Desde chamanes, brujas, “parasicólogos”, pitonisas, embaucadores, rezanderas, cucuriacos de todos los pelambres, hasta psicólogos, sexólogos o motivadores, han visto desfilar ante ellos, a tantas mujeres desesperadas en búsqueda de la fórmula perfecta para domeñar al hombre, para cortarle las alas y seducirlo al punto que no desee o toque ninguna otra mujer.
Si llevamos el tema al campo regional, mucho se escucha hablar del famoso “secreto guajiro”, tan secreto que pocos conocen en qué consiste, pero aseguran que funciona. Pero, si en mi experiencia como investigador de algunos elementos de la cultura wayuu, algo me llama la atención, es el de la papora. La palabra ya casi se olvida entre los wayuu de esta época y ni se diga de la práctica que ya camina en los terrenos del olvido y lo primitivo. Escritores como Víctor Bravo Mendoza se refieren a esta práctica en un artículo titulado «De la papora como efluvio para el amor y otras consideraciones”. Antonio Joaquín López en la novela “Los dolores de una raza” y el barranquero José Soto en “Jepira” también mencionan el tema.

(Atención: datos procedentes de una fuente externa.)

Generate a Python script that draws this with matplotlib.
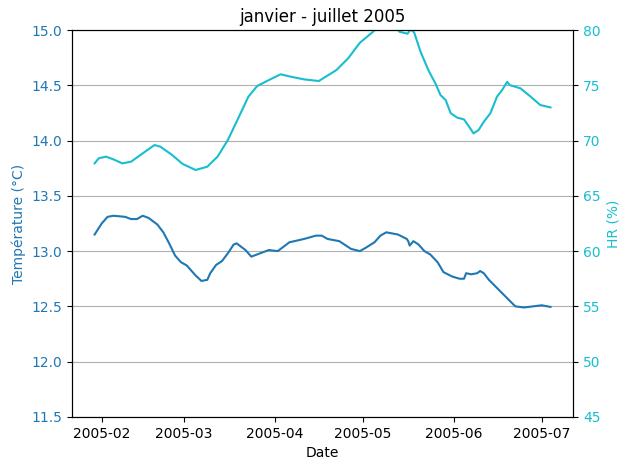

Sin más rodeos, la papora era una práctica de algunas mujeres wayuu de la Alta Guajira, con la cual trataban de atraer a su marido distante. Bien se sabe que el hombre wayuu, como Juyá, es errante, móvil y puede tener varias esposas, unas muy distantes de otras. El marido podía pasar varios meses en casa de una de sus parejas, lo que obligaba a severos periodos de abstinencia sexual a las demás. Se cuenta que estas “sedientas” mujeres, incapaces de la infidelidad, entonces dejaban de lavarse su vulva. Pasaban los días y las ansias, en sus partes íntimas se iba “cocinando” unos miasmas muy concentrados. Cuando pasaban varios días o semanas, ese olor estaba “en su punto”. Era entonces que en horas de la noche, la mujer se acostaba en su chinchorro, abría sus piernas y de su vulva, se esparcía un penetrante efluvio que, según ella creía, era conducido por el viento alcahueta hasta donde estaba su marido quien al percibirlo, tomaría el camino más cercano y llegaría al día siguiente a complacer a su ansiosa compañera. ¿Superstición extrema? No se sabe, pero las abuelas wayuu dan fe que la papora era tan eficaz como certera.

Pasa el tiempo, pasa la papora, nuevos trucos para viejas intenciones de seguir “amarrando” a los, cada vez, más esquivos hombres.